Ushahidi is a versatile tool that used by different organizations for a lot of different purposes. One of the most popular ones has been election monitoring. It started with small, grassroots groups that were interested in getting information from the crowd through citizen monitoring, but has now grown into something large. Internationally recognized and accredited elections monitoring organizations, such as IFES, are using Ushahidi for election monitoring in places like Burundi.

Is your work a replication of another project?: 

Ushahidi is a crisis-mapping platform born out of the post-election violence in 2008, when Kenya exploded into conflict. It allowed Kenyans to share information about what was happening around their country amidst a media vacuum and document the events as they occurred. After Ushahidi’s first deployment the founders were approached by different groups who wanted use the platform for data collection and aggregation of information for use in other crowdsourcing projects. In response, the team decided to form Ushahidi, Inc., which is now dedicated to improving the crisis-mapping software for use by groups around the world. While Ushahidi, Inc. focuses mainly on improving the technical platform, the founders all have strong links to Kenya and with the Ushahidi platform born out of the post-election violence, there is a continued commitment within the organization not only to Kenya but also to monitoring issues around elections. The Uchaguzi platform grew out of Ushahidi Inc.’s continued commitment to Kenya.

What transparency/accountability organizations do you work with?: 

We partnered with the Social Development Network (SODNET) and the Constitution and Reform Education Consortium (CRECO), and informally with the Uwiano platform.

Further Questions

How many reports did you receive overall?

We received 1,523 reports, and 794 of those were reports of peace. And that was wonderful.

Did you get in touch with mainstream media about publicizing the project?

We had ads on the front pages of the newspapers in the days leading to the referendum, a couple of radio spots, advertising posters in a number of malls, but we also benefited from having the trusted network of monitors and our partners Uwiano, who had a different short code and were getting a lot of crowd reports as well. Their platform was internal, not public and not visualized on a map, so they saw the benefit of having that component and shared some of their information with us.

Could you tell us a little bit about the people collecting and managing the reports and how it was organized?

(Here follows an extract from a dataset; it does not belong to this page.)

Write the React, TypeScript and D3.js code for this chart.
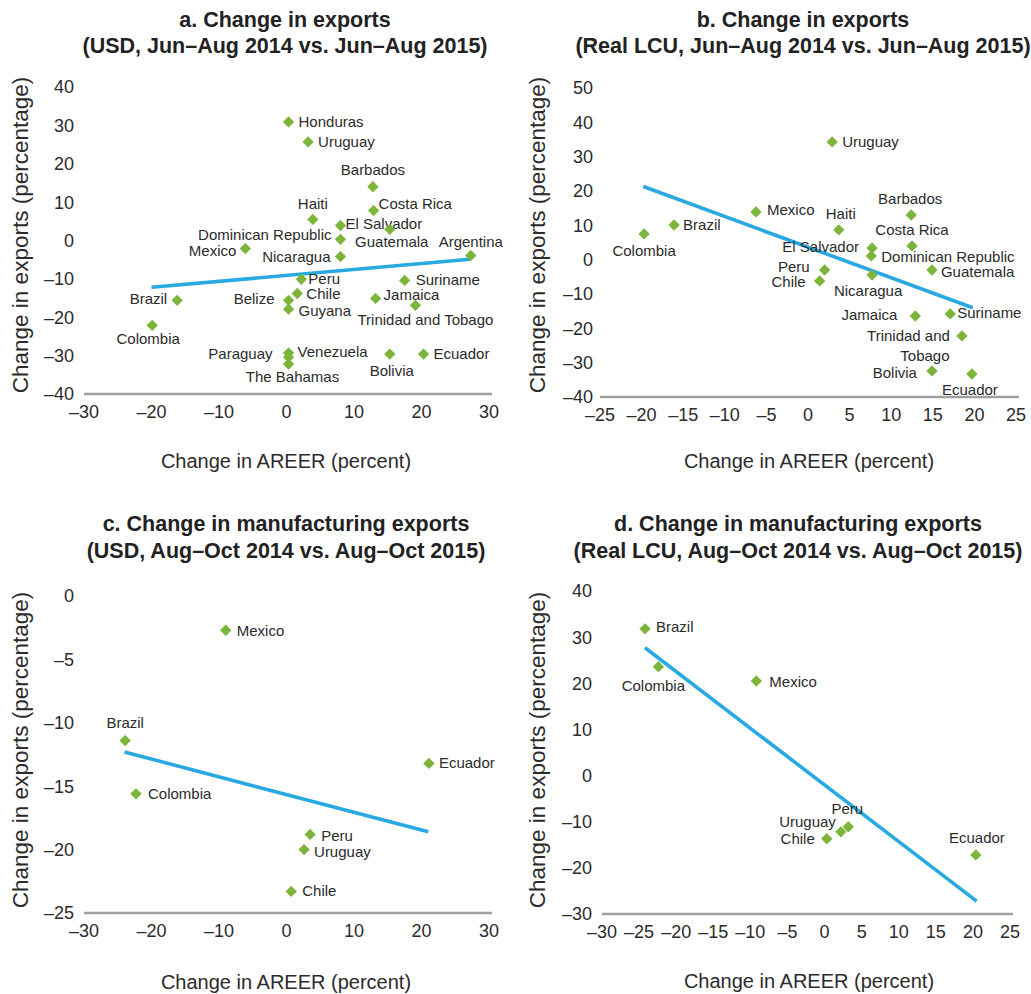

We had 12 CRECO staff administrators purely dedicated to processing the election monitor reports. Then we had numerous Uchaguzi volunteers to process the crowd reports, about 70 volunteers in total, including our tech volunteers who helped us fix bugs as they came up. They worked from the iHub in Nairobi. It was very useful that most volunteers were Kenyan and had specific geographical and linguistic (Swahili) knowledge.

Are you satisfied with people’s overall awareness of the project?

Well, our focus was more on awareness of Kenyans and empowering them to report what they were seeing happening around them. We had 4,982 unique visitors on the website, but that wasn’t our main goal. Like the majority of Ushahidi deployments, a lot of visitors were from the US, where Internet access is more prevalent. The second highest country by views was Kenya.